EXERCISE.
Leave out the pictures and retype only the lines from the opening line to the line that holds "var seriesNames = ['psiR', 'tetR', 'gamR'];", both ends included.

::: SOURCE MATERIAL

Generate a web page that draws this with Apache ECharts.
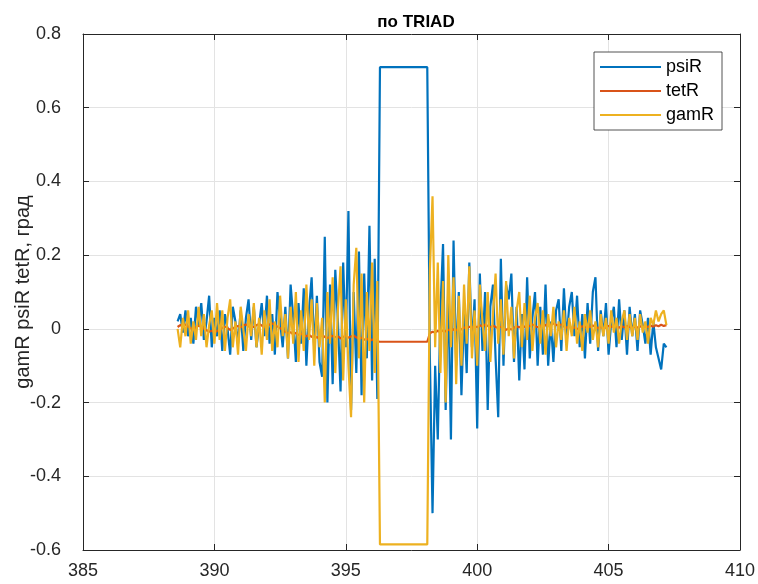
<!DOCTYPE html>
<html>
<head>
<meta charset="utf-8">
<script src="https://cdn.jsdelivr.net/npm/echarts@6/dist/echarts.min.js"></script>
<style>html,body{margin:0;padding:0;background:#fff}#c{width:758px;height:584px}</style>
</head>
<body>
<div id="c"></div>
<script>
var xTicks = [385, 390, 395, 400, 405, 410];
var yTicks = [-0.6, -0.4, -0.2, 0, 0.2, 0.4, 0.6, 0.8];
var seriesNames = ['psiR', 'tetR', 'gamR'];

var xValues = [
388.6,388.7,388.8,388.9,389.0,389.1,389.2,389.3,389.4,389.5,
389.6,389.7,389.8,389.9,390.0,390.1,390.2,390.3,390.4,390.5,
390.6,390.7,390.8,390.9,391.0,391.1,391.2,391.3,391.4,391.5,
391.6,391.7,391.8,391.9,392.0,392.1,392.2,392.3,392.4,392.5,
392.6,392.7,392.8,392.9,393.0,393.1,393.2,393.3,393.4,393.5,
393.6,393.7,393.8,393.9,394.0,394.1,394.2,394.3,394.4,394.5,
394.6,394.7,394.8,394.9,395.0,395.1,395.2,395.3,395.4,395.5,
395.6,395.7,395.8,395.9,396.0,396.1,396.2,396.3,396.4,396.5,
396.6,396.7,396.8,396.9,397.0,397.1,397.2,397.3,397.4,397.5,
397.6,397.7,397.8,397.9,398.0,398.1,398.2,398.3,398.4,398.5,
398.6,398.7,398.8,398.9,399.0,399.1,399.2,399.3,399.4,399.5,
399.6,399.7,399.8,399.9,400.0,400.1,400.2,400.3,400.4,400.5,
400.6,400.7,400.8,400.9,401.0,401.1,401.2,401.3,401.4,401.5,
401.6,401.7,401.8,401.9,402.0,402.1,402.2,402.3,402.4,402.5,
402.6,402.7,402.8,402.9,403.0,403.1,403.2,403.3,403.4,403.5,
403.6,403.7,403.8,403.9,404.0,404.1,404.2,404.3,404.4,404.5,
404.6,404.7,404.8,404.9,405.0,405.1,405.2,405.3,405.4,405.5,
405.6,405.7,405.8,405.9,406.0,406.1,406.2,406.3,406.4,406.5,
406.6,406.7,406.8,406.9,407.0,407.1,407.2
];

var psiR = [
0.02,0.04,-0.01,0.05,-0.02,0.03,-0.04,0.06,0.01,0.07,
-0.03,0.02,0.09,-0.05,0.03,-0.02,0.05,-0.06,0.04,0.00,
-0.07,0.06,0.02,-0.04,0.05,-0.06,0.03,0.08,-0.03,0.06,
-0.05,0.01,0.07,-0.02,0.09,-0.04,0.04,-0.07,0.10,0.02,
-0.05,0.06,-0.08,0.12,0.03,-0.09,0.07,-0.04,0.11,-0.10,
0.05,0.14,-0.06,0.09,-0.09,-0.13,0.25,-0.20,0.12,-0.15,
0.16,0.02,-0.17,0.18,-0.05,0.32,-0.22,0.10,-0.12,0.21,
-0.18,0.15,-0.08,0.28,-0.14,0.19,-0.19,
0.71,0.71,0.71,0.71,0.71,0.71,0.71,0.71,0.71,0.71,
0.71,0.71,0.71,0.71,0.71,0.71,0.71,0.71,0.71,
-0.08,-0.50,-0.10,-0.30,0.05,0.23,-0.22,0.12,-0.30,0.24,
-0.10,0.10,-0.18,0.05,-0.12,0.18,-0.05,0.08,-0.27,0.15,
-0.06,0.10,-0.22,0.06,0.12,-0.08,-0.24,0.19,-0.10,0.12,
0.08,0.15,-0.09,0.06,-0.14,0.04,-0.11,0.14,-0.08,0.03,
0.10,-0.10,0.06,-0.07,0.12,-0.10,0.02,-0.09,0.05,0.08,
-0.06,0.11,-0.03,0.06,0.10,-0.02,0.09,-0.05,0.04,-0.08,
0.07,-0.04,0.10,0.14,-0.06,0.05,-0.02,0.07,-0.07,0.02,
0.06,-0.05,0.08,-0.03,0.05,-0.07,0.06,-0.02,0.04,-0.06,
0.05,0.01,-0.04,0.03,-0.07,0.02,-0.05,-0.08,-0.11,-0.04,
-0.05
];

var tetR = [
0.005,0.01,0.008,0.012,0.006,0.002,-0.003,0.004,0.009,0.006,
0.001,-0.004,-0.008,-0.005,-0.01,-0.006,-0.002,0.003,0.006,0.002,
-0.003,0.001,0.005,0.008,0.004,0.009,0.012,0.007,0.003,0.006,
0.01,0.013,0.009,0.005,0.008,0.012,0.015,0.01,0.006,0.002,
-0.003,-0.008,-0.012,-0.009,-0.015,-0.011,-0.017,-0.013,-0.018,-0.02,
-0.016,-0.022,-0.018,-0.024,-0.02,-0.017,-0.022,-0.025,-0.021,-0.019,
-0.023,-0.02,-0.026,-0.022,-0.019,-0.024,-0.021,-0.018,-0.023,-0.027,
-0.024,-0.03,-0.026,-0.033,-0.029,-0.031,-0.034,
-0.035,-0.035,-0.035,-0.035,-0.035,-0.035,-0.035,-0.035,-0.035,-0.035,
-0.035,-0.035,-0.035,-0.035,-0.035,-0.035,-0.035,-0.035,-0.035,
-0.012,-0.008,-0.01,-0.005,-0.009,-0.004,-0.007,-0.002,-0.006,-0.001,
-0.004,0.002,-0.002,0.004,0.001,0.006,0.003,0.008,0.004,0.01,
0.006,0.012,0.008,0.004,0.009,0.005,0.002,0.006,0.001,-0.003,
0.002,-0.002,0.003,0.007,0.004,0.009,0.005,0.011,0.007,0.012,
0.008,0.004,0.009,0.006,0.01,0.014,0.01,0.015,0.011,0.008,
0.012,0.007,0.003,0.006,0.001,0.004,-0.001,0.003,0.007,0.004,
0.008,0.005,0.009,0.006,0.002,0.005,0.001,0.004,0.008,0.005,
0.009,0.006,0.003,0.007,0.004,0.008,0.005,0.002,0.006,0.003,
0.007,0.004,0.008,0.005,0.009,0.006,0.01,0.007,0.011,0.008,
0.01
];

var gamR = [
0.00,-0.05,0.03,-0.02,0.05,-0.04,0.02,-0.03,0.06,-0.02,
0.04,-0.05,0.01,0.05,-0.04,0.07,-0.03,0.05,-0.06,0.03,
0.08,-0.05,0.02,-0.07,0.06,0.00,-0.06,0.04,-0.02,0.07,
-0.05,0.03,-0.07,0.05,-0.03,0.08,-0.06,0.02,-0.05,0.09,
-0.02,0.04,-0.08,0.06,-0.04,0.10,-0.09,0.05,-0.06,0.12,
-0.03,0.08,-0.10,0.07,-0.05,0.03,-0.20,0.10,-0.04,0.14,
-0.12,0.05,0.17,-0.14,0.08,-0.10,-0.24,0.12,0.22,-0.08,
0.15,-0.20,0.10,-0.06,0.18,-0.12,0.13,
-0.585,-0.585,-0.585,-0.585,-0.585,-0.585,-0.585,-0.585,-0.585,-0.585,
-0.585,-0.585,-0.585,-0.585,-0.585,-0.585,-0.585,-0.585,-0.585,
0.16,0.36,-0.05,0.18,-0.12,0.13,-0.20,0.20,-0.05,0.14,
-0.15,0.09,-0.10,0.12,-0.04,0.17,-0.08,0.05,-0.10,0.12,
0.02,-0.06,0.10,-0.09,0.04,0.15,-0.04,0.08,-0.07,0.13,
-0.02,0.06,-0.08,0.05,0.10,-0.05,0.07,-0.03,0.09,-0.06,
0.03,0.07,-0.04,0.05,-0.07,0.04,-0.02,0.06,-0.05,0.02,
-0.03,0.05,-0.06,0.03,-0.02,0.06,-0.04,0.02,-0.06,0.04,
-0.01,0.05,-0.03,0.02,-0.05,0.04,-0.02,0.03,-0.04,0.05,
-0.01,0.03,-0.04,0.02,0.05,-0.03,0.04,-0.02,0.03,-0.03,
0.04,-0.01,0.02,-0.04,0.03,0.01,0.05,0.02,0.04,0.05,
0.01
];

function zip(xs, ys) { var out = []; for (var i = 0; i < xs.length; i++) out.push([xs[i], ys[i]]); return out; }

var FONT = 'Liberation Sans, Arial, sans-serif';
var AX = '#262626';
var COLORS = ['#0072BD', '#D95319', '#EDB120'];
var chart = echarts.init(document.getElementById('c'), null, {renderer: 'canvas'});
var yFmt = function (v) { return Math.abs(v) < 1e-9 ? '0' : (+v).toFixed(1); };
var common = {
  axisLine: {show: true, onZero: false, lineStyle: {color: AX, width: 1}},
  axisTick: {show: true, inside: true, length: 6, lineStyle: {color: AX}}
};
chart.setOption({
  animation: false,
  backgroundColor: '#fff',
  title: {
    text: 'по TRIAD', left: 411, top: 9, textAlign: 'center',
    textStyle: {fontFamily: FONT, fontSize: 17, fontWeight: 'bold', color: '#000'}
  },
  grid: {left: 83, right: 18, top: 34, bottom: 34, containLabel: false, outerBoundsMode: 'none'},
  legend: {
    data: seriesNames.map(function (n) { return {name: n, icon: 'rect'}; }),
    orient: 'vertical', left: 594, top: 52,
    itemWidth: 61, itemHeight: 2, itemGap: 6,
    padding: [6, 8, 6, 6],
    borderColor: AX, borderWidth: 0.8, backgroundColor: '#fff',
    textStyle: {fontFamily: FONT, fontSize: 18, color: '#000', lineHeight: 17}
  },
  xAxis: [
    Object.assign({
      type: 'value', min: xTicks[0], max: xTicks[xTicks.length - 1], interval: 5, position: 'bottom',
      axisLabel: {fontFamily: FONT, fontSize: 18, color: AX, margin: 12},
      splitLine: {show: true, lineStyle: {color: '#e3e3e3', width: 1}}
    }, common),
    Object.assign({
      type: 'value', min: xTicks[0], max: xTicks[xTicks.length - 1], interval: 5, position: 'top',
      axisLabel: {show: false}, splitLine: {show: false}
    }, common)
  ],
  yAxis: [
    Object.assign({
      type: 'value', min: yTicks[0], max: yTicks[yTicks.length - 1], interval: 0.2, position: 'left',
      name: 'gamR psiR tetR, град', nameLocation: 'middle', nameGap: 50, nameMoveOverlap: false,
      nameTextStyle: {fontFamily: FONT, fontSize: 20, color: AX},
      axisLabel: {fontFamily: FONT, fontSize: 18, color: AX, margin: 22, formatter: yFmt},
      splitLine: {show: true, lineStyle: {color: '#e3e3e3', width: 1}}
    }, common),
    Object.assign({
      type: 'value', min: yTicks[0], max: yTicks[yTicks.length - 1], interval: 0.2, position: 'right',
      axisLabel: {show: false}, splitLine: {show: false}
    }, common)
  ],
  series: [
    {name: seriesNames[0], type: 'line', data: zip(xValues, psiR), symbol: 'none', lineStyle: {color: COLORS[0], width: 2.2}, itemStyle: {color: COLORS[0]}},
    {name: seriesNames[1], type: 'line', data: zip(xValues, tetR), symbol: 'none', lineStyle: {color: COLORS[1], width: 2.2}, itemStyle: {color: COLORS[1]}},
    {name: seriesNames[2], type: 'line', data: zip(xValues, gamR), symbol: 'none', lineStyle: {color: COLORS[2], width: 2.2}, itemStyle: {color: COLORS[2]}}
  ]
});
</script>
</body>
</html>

::::::

RESULT FOR THIS EXERCISE.
Generate a web page that draws this with Apache ECharts.
<!DOCTYPE html>
<html>
<head>
<meta charset="utf-8">
<script src="https://cdn.jsdelivr.net/npm/echarts@6/dist/echarts.min.js"></script>
<style>html,body{margin:0;padding:0;background:#fff}#c{width:758px;height:584px}</style>
</head>
<body>
<div id="c"></div>
<script>
var xTicks = [385, 390, 395, 400, 405, 410];
var yTicks = [-0.6, -0.4, -0.2, 0, 0.2, 0.4, 0.6, 0.8];
var seriesNames = ['psiR', 'tetR', 'gamR'];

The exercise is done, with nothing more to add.